Как и Андраде, Яррос включил в конституцию 13 статей. За исключением статьи 2, все они касались внутренней организации Клуба и проведения его совещаний. Членом Клуба мог стать любой подписавший конституцию. Все члены наделялись равным правом голоса. Членские взносы не взимались: члены Клуба ежемесячно вносили пожертвования на покрытие организационных расходов, если «позволяли обстоятельства». На каждом ежемесячном заседании большинством голосов избирался председатель. Единственным «постоянным должностным лицом» был секретарь-казначей. Эта должность также была выборной, и занимать ее можно было в течение года. Председатель обладал широкими полномочиями. В соответствии со статьей 5 он наделялся правом «руководить… всеми заседаниями Клуба, как открытыми, так и закрытыми», проводившимися между регулярными ежемесячными собраниями. В статье 9 указывалось, что «руководство каждым заседанием возлагается исключительно на председателя и его решения обжалованию не подлежат». Учитывая возможные злоупотребления, Яррос принял меры к тому, чтобы исполнение этих полномочий подвергалось проверкам. Десять членов Клуба могли потребовать от секретаря-казначея созыва специального рабочего совещания, а статьей 10 предусматривалось, что председатель может быть смещен с должности 75%-ным большинством голосов. Яррос ограничил также полномочия секретаря-казначея, однако контроль над его деятельностью был слабее: не только остались неуказанными «обязанности… возложенные на это должностное лицо», но также снять или заменить занимающего эту должность человека члены Клуба имели право только при условии, что «каждый член Клуба будет уведомлен секретарем-казначеем о поступлении такого предложения еще до начала заседания». Члены Клуба могли выйти из его состава в любое время, однако были обязаны делать это в официальном порядке, путем письменного уведомления секретаря-казначея. Все решения по основной деятельности и по отстранению секретаря-казначея принимались простым большинством голосов. Несогласные имели право требовать, чтобы их мнение было занесено в протокол. В особых случаях изменения в конституции подлежали единогласному одобрению. Предложения об изменении конституции могли обсуждаться только на регулярных заседаниях, и, хотя они могли быть вынесены на специальные заседания, требовалось письменное уведомление об этом секретарем-казначеем членов Клуба. Никакие поправки не могли быть «предложены дважды в течение трех месяцев»258.

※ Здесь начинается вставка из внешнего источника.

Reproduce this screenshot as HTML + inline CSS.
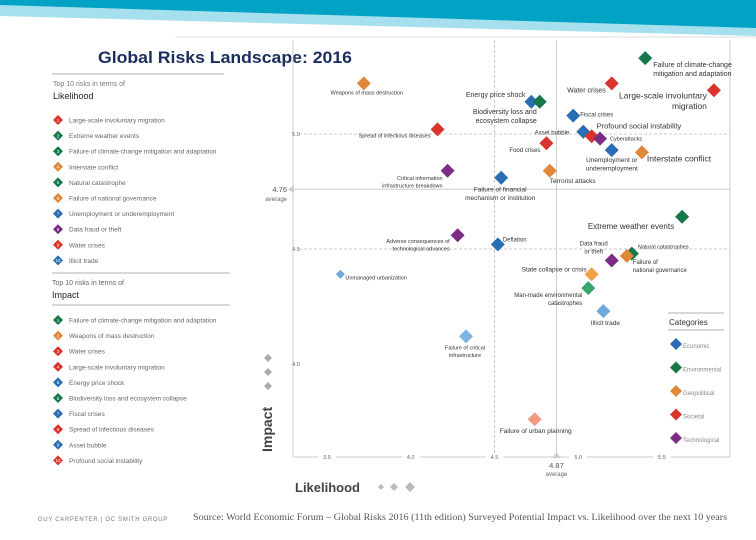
<!DOCTYPE html>
<html><head><meta charset="utf-8"><style>
html,body{margin:0;padding:0;background:#fff;}
svg{display:block;font-family:"Liberation Sans",sans-serif;}
</style></head><body>
<svg id="chart" width="756" height="540" viewBox="0 0 756 540" xmlns="http://www.w3.org/2000/svg">
<g>
<polygon points="0,0 756,0 756,36 0,16" fill="#a6dfee"/>
<polygon points="0,0 756,0 756,28 0,5" fill="#00a3c4"/>
<line x1="175" y1="37" x2="756" y2="37" stroke="#ddd" stroke-width="1"/>
</g>
<text x="98" y="63" font-size="17" font-weight="bold" fill="#1b2c5e" textLength="254" lengthAdjust="spacingAndGlyphs">Global Risks Landscape:  2016</text>

<g id="leftpanel">
<line x1="52" y1="74" x2="224" y2="74" stroke="#999" stroke-width="0.8"/>
<text x="53" y="86" font-size="7" fill="#777">Top 10 risks in terms of</text>
<text x="53" y="99" font-size="9" fill="#222">Likelihood</text>
<line x1="52" y1="273" x2="230" y2="273" stroke="#999" stroke-width="0.8"/>
<text x="52" y="285" font-size="7" fill="#666">Top 10 risks in terms of</text>
<text x="52" y="298" font-size="9" fill="#222">Impact</text>
<line x1="52" y1="305" x2="230" y2="305" stroke="#999" stroke-width="0.8"/>
</g>

<g id="grid"></g>
<g id="marks"></g>

<g>
<text transform="translate(272,452) rotate(-90)" font-size="14" font-weight="bold" fill="#444">Impact</text>
<text x="295" y="492" font-size="13" font-weight="bold" fill="#444">Likelihood</text>
<path d="M381,484 l3,3 l-3,3 l-3,-3z M394,483 l4,4 l-4,4 l-4,-4z M410,482 l5,5 l-5,5 l-5,-5z" fill="#bbb"/>
<path d="M268,354 l4,4 l-4,4 l-4,-4z M268,368 l4,4 l-4,4 l-4,-4z M268,382 l4,4 l-4,4 l-4,-4z" fill="#aaa"/>
</g>

<g>
<line x1="668" y1="313" x2="724" y2="313" stroke="#999" stroke-width="0.8"/>
<line x1="668" y1="330" x2="724" y2="330" stroke="#999" stroke-width="0.8"/>
<text x="669" y="325" font-size="8" fill="#333">Categories</text>
<g id="legend"></g>
</g>

<text x="38" y="521" font-size="6.5" fill="#777" letter-spacing="0.8" textLength="130" lengthAdjust="spacingAndGlyphs">GUY CARPENTER | OC SMITH GROUP</text>
<text x="193" y="520" font-size="9.5" fill="#555" font-family="Liberation Serif, serif" textLength="534" lengthAdjust="spacingAndGlyphs">Source:  World Economic Forum – Global Risks 2016 (11th edition) Surveyed Potential Impact vs. Likelihood over the next 10 years</text>
</svg>
<script>
const risks = ["Failure of climate-change mitigation and adaptation","Large-scale involuntary migration","Water crises","Weapons of mass destruction","Energy price shock","Biodiversity loss and ecosystem collapse","Fiscal crises","Asset bubble","Profound social instability","Cyberattacks","Food crises","Unemployment or underemployment","Interstate conflict","Terrorist attacks","Spread of infectious diseases","Critical information infrastructure breakdown","Failure of financial mechanism or institution","Extreme weather events","Adverse consequences of technological advances","Deflation","Data fraud or theft","Natural catastrophes","Failure of national governance","State collapse or crisis","Man-made environmental catastrophes","Illicit trade","Unmanaged urbanization","Failure of critical infrastructure","Failure of urban planning"];
const likelihood = [5.40,5.81,5.20,3.72,4.72,4.77,4.97,5.03,5.08,5.13,4.81,5.20,5.38,4.83,4.16,4.22,4.54,5.62,4.28,4.52,5.20,5.32,5.29,5.08,5.06,5.15,3.58,4.33,4.74];
const impact = [5.33,5.19,5.22,5.22,5.14,5.14,5.08,5.01,4.99,4.98,4.96,4.93,4.92,4.84,5.02,4.84,4.81,4.64,4.56,4.52,4.45,4.48,4.47,4.39,4.33,4.23,4.39,4.12,3.76];
const category = ["N","S","S","G","E","N","E","E","S","T","S","E","G","G","S","T","E","N","T","E","T","N","G","G","N","E","E","E","S"];
const xTicks = [3.5,4.0,4.5,5.0,5.5];
const yTicks = [5.0,4.5,4.0];
const avgLikelihood = 4.87;
const avgImpact = 4.76;
const likelihoodTop = ["Large-scale involuntary migration","Extreme weather events","Failure of climate-change mitigation and adaptation","Interstate conflict","Natural catastrophe","Failure of national governance","Unemployment or underemployment","Data fraud or theft","Water crises","Illicit trade"];
const likelihoodCat = ["S","N","N","G","N","G","E","T","S","E"];
const impactTop = ["Failure of climate-change mitigation and adaptation","Weapons of mass destruction","Water crises","Large-scale involuntary migration","Energy price shock","Biodiversity loss and ecosystem collapse","Fiscal crises","Spread of infectious diseases","Asset bubble","Profound social instability"];
const impactCat = ["N","G","S","S","E","N","E","S","E","S"];
const catNames = ["Economic","Environmental","Geopolitical","Societal","Technological"];
const catKeys = ["E","N","G","S","T"];

const colors = {E:"#2a6db5",N:"#16784a",G:"#e0883a",S:"#d9342b",T:"#7b2d84"};
const lightIdx = {25:"#6fa8dc",26:"#6fa8dc",27:"#7fb3e0",28:"#f29a7e",24:"#3aa56a",23:"#f2a048"};
// label layout: [dx, dy, anchor, fontSize, lines...]
const labelLayout = [
 [8,9,"start",7,"Failure of climate-change","mitigation and adaptation"],
 [-7,8,"end",8.5,"Large-scale involuntary","migration"],
 [-6,9,"end",7,"Water crises"],
 [3,11,"middle",5.5,"Weapons of mass destruction"],
 [-6,-5,"end",7,"Energy price shock"],
 [-3,12,"end",7,"Biodiversity loss and","ecosystem collapse"],
 [7,1,"start",6,"Fiscal crises"],
 [-14,3,"end",6,"Asset bubble"],
 [5,-8,"start",7.5,"Profound social instability"],
 [10,2,"start",5.5,"Cyberattacks"],
 [-6,9,"end",6,"Food crises"],
 [0,12,"middle",6.5,"Unemployment or","underemployment"],
 [5,9,"start",8.5,"Interstate conflict"],
 [0,12,"start",6.5,"Terrorist attacks"],
 [-43,8,"middle",5.5,"Spread of infectious diseases"],
 [-5,9,"end",5.5,"Critical information","infrastructure breakdown"],
 [-1,14,"middle",6.5,"Failure of financial","mechanism or institution"],
 [-8,12,"end",8,"Extreme weather events"],
 [-8,8,"end",5.5,"Adverse consequences of","technological advances"],
 [5,-3,"start",6,"Deflation"],
 [-18,-15,"middle",6,"Data fraud","or theft"],
 [6,-5,"start",5.5,"Natural catastrophes"],
 [6,8,"start",6,"Failure of","national governance"],
 [-5,-3,"end",6.5,"State collapse or crisis"],
 [-6,9,"end",6,"Man-made environmental","catastrophes"],
 [2,14,"middle",6.5,"Illicit trade"],
 [5,5,"start",5.5,"Unmanaged urbanization"],
 [-1,13,"middle",5.5,"Failure of critical","infrastructure"],
 [1,14,"middle",6.5,"Failure of urban planning"]
];

const NS="http://www.w3.org/2000/svg";
const X0=327, XS=167.5, Y0=134, YS=230;
const L=293, R=730, T=40, B=457;
function xScale(v){return X0+(v-3.5)*XS;}
function yScale(v){return Y0-(v-5.0)*YS;}
function mk(tag,attrs,parent){const e=document.createElementNS(NS,tag);for(const k in attrs)e.setAttribute(k,attrs[k]);parent.appendChild(e);return e;}

const grid=document.getElementById("grid");
mk("line",{x1:L,y1:T,x2:L,y2:B,stroke:"#ccc","stroke-width":1},grid);
mk("line",{x1:R,y1:T,x2:R,y2:B,stroke:"#ccc","stroke-width":1},grid);
mk("line",{x1:L,y1:B,x2:R,y2:B,stroke:"#ccc","stroke-width":1},grid);
xTicks.forEach(v=>{
  const x=xScale(v);
  if(v===4.5){const gl=mk("line",{x1:x,y1:T,x2:x,y2:B,stroke:"#bbb","stroke-dasharray":"3,2","stroke-width":0.8},grid);
  
  }
  mk("rect",{x:x-9,y:B-4,width:18,height:8,fill:"#fff"},grid);
  const t=mk("text",{x:x,y:B+2,"font-size":5.5,fill:"#666","text-anchor":"middle"},grid);
  t.textContent=v.toFixed(1);
  
  
});
yTicks.forEach(v=>{
  const y=yScale(v);
  if(v!==4.0){const gl=mk("line",{x1:L+6,y1:y,x2:R,y2:y,stroke:"#bbb","stroke-dasharray":"3,2","stroke-width":0.8},grid);
  
  }
  const t=mk("text",{x:L+3,y:y+2,"font-size":5.5,fill:"#666","text-anchor":"middle"},grid);
  t.textContent=v.toFixed(1);
  
  
});
const ax=xScale(avgLikelihood), ay=yScale(avgImpact);
const avl=mk("line",{x1:ax,y1:T,x2:ax,y2:B,stroke:"#ccc","stroke-width":1},grid);


const avh=mk("line",{x1:L,y1:ay,x2:R,y2:ay,stroke:"#ccc","stroke-width":1},grid);


mk("path",{d:`M${ax-4},${B+1} L${ax+4},${B+1} L${ax},${B-5}z`,fill:"#ccc"},grid);
mk("path",{d:`M${L+1},${ay-4} L${L+1},${ay+4} L${L-5},${ay}z`,fill:"#ccc"},grid);
let t1=mk("text",{x:ax,y:B+11,"font-size":7.5,fill:"#555","text-anchor":"middle"},grid);t1.textContent=avgLikelihood.toFixed(2);


let t2=mk("text",{x:ax,y:B+19,"font-size":6,fill:"#666","text-anchor":"middle"},grid);t2.textContent="average";
let t3=mk("text",{x:L-6,y:ay+3,"font-size":7.5,fill:"#555","text-anchor":"end"},grid);t3.textContent=avgImpact.toFixed(2);


let t4=mk("text",{x:L-6,y:ay+12,"font-size":6,fill:"#666","text-anchor":"end"},grid);t4.textContent="average";

const marks=document.getElementById("marks");
risks.forEach((name,i)=>{
  const cx=xScale(likelihood[i]), cy=yScale(impact[i]);
  const s = i===26?4.5:7;
  const col = lightIdx[i]||colors[category[i]];
  const g=mk("g",{},marks);
  
  
  mk("path",{d:`M${cx},${cy-s} L${cx+s},${cy} L${cx},${cy+s} L${cx-s},${cy}z`,fill:col},g);
  const lay=labelLayout[i];
  const lines=lay.slice(4);
  lines.forEach((ln,j)=>{
    const t=mk("text",{x:cx+lay[0],y:cy+lay[1]+j*(lay[3]+2),"font-size":lay[3],fill:"#333","text-anchor":lay[2]},g);
    t.textContent=ln;
  });
});

const leg=document.getElementById("legend");
catKeys.forEach((k,i)=>{
  const y=344+i*23.5;
  const g=mk("g",{},leg);
  
  
  mk("path",{d:`M676,${y-6} L682,${y} L676,${y+6} L670,${y}z`,fill:colors[k]},g);
  const t=mk("text",{x:683,y:y+4,"font-size":6,fill:"#888"},g);t.textContent=catNames[i];
});

const lp=document.getElementById("leftpanel");
function list(items,cats,y0){
  items.forEach((n,i)=>{
    const y=y0+i*15.6;
    const g=mk("g",{},lp);
    
    
    mk("path",{d:`M58,${y-5} L63,${y} L58,${y+5} L53,${y}z`,fill:colors[cats[i]]},g);
    const num=mk("text",{x:58,y:y+1.8,"font-size":4.5,fill:"#fff","text-anchor":"middle"},g);num.textContent=i+1;
    const t=mk("text",{x:69,y:y+2.5,"font-size":6.5,fill:"#666"},g);t.textContent=n;
  });
}
list(likelihoodTop,likelihoodCat,120);
list(impactTop,impactCat,320);
</script>
</body></html>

Яррос включил два объемных комментария, поясняющих полномочия председателя и использование большинства голосов. Хотя, по его мнению, разница между принципами анархии и власти была «слишком очевидной и явственной, чтобы ее не понимать и не признавать», наличие этих комментариев говорит о том, что он допускал возможность некоторой путаницы между изложенной в преамбуле антиправительственной позицией и предлагаемыми положениями конституции.
Затруднения устранялись путем обращения к принципу добровольности. Для этого Яррос изучил опыт другого выдающегося индивидуалиста, аболициониста Стивена Перла Эндрюса, который на примере светского салонного общения продемонстрировал оптимальный тип социального взаимодействия. В раскованной атмосфере нарядного салона «полностью признается индивидуальность каждого. Взаимодействие… происходит в условиях абсолютной свободы. Разговоры ведутся непрерывно и отличаются вовлеченностью и разнообразием. Люди, согласно интересам, объединяются в группы… которые то и дело распадаются и образуются вновь под действием едва уловимого и всеохватного влияния». Здесь царят свобода и равенство. Любые «законы этикета… есть всего лишь предложения принципов, которые принимаются и оцениваются» каждым человеком в отдельности. Такой формат Эндрюс противопоставлял «официальному собранию». Здесь каждому на выступление отводится время, «установленное законом», позиции участников «точно регламентируются», а темы для обсуждения, «стиль речи и сопровождающие ее жесты тщательно определены»259. Регламентированный законом салон представлял собой пример недопустимого рабства.
Аналогию Эндрюса Яррос применил к отношениям между анархией и государством. Государство было особым видом законодательно закрепленной организации, «военным институтом», построенным на агрессии, и классовым институтом, порождавшим неравенство через привилегии и различия. Правительство «настраивало людей против людей и классы против классов своим фаворитизмом… и предоставлением особых возможностей», а также применяло силу, чтобы добиться подчинения этим условиям. Однако анархисты отказывались соглашаться со злоупотреблениями правительства.